George Lynch Darby Cobb

George Lynch Darby Cobb

George Lynch Darby Cobb, No. 3/2544

New Zealand Medical Corps

Drowned at sea, 27 May 1917

Born in Palmerston North in 1897, George Cobb was one of the ten children of Laura and Alfred, a builder. Known as Lynch, he attended the local Campbell Street School and with his family was involved in the Salvation Army. He was working as a cabinetmaker for undertakers and furniture makers Kells and Pike when he decided to enlist in the New Zealand Expeditionary Force in mid-1916.

Short, with brown hair and brown eyes, Lynch became a private in the New Zealand Medical Corps. He was appointed to the role of an orderly on board the Marama, one of New Zealand’s two hospital ships. The work was demanding, with orderlies often working up to fifteen hours a day cleaning, dressing wounds and serving meals. Apart from when they carried men wounded on the Somme across the English Channel in 1916, the hospital ships were tasked with transporting incapacitated men back to New Zealand. The Marama had recently returned to New Zealand when Lynch left on his first voyage in November 1916, bound for Southampton, England. He safely completed one round trip and was on his second when tragedy struck.

On the morning of 27 May 1917, the Marama ran into a north-easterly gale shortly after leaving Durban, South Africa. Lynch was reportedly on deck emptying rubbish over the side of the ship when a heavy wave swept him and a patient overboard. Lifebuoys were deployed and the ship conducted a search, but neither man was found. A Court of Enquiry later determined that both had drowned and that no one was to blame for the incident. Lynch was 20 years old.

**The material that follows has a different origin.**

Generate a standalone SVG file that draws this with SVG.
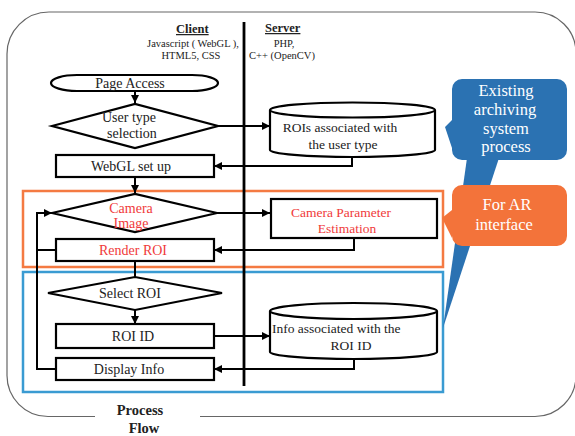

Lynch’s name is included on the Wellington provincial war memorial in Karori Cemetery dedicated to those who died at sea. Following his death, the men of the Marama remembered him as ‘a jolly chap, and a good worker’,[1] while his former school recalled his ‘ever-cheerful and genial disposition.’[2] The Cobb family felt his death deeply. For several years afterwards the family placed memorial notices in the local newspaper on the anniversary of Lynch’s death. His brother Leonard, younger by a year, was particularly affected. In 1918 he expressed his continued sorrow in the Manawatu Standard: ‘Worthy of everlasting love, to those he left behind. A truer brother could not have been. Nor one so good and kind.’[3]

Further Information

Auckland War Memorial Museum Online Cenotaph record

Commonwealth War Graves Commission record

Palmerston North war memorial

'Salvation Army', Manawatu Standard, 24 February 1911, p. 2

'Salvation Army', Manawatu Standard, 5 January 1912, p. 6

'H.S. Marama', Evening Post, 9 November 1916, p. 8

'Roll of Honour. In Memoriam', Manawatu Standard, 27 May 1920, p. 1

'Roll of Honour', Manawatu Standard, 27 May 1921, p. 1

'Roll of Honour. In Memoriam', Manawatu Standard, 26 May 1922, p. 1

'They served' – blog post about Lynch Cobb


[1] 'Washed overboard', Poverty Bay Herald, 17 July 1917, p. 4.

[2] 'Personal', Manawatu Times, 1 June 1917, p. 5.

[3] 'In Memoriam', Manawatu Standard, 27 May 1918, p. 1.